COMMODITY trader Glencore has sweetened the terms of its approach for Xstrata, raising the value to around $37 billion (£23.2bn), after the deal looked set to collapse because the mining group’s second-largest shareholder was holding out for a better offer.
Qatar Holding, the government-backed investment fund that owns Harrods, holds around 11 per cent of Xstrata and had been looking for more than Glencore’s previous offer of 2.8 new shares for every Xstrata share held.
Xstrata said yesterday that the commodities giant was now offering 3.05 shares and had proposed that Glencore boss Ivan Glasenberg would become chief executive of the combined group – rather than Xstrata’s Mick Davis as had been originally planned. Glencore would also be able to structure the deal as a takeover offer or as a scheme of arrangement.

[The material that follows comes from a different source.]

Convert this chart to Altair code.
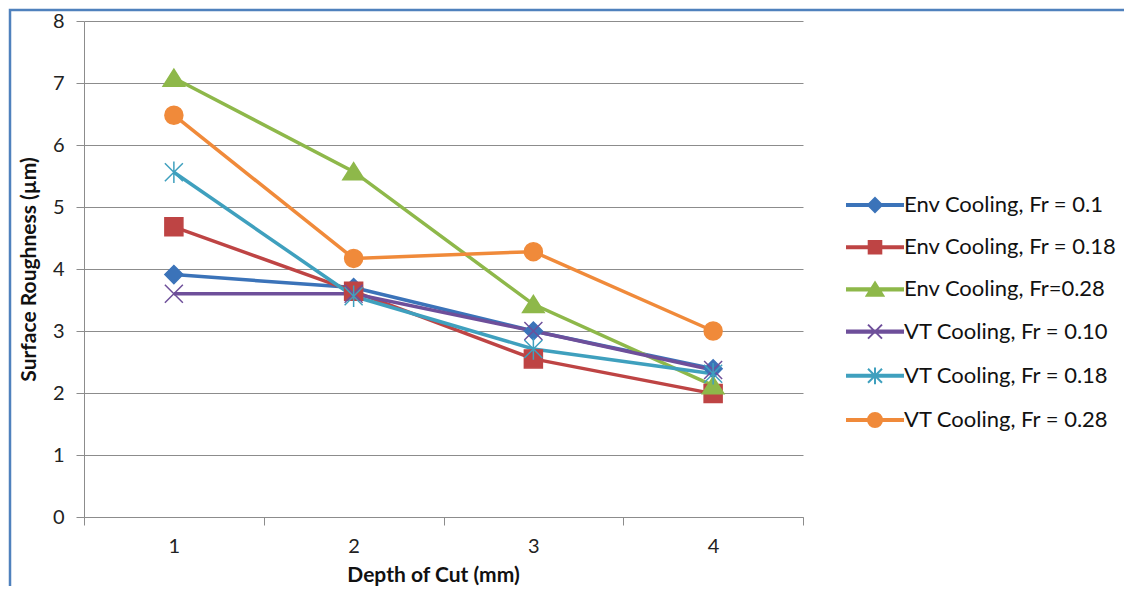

The miner said: “This is not a firm offer. Any elements of the proposal remain subject to change and the proposal also remains subject to Xstrata board approval.”
David Cumming, head of equities at Standard Life Investments, said: “We are supportive of the improved terms and the changes to the executive governance arrangements. The deal will, we believe, enhance the growth prospects of the combined group and consequently, as shareholders both of Xstrata and Glencore, we are pleased with the proposed outcome.”
Glencore’s revised offer came after it postponed a shareholder meeting due to take place yesterday to vote on its original $34bn (£21.3m) bid.
Jonathan Jackson, head of equities at Killik & Co, said structuring the deal as a takeover offer would mean only 50 per cent shareholder would be needed to vote the deal through, compared with 75 per cent for a scheme of arrangement, and Glencore may be able to use its 34 per cent stake in the miner.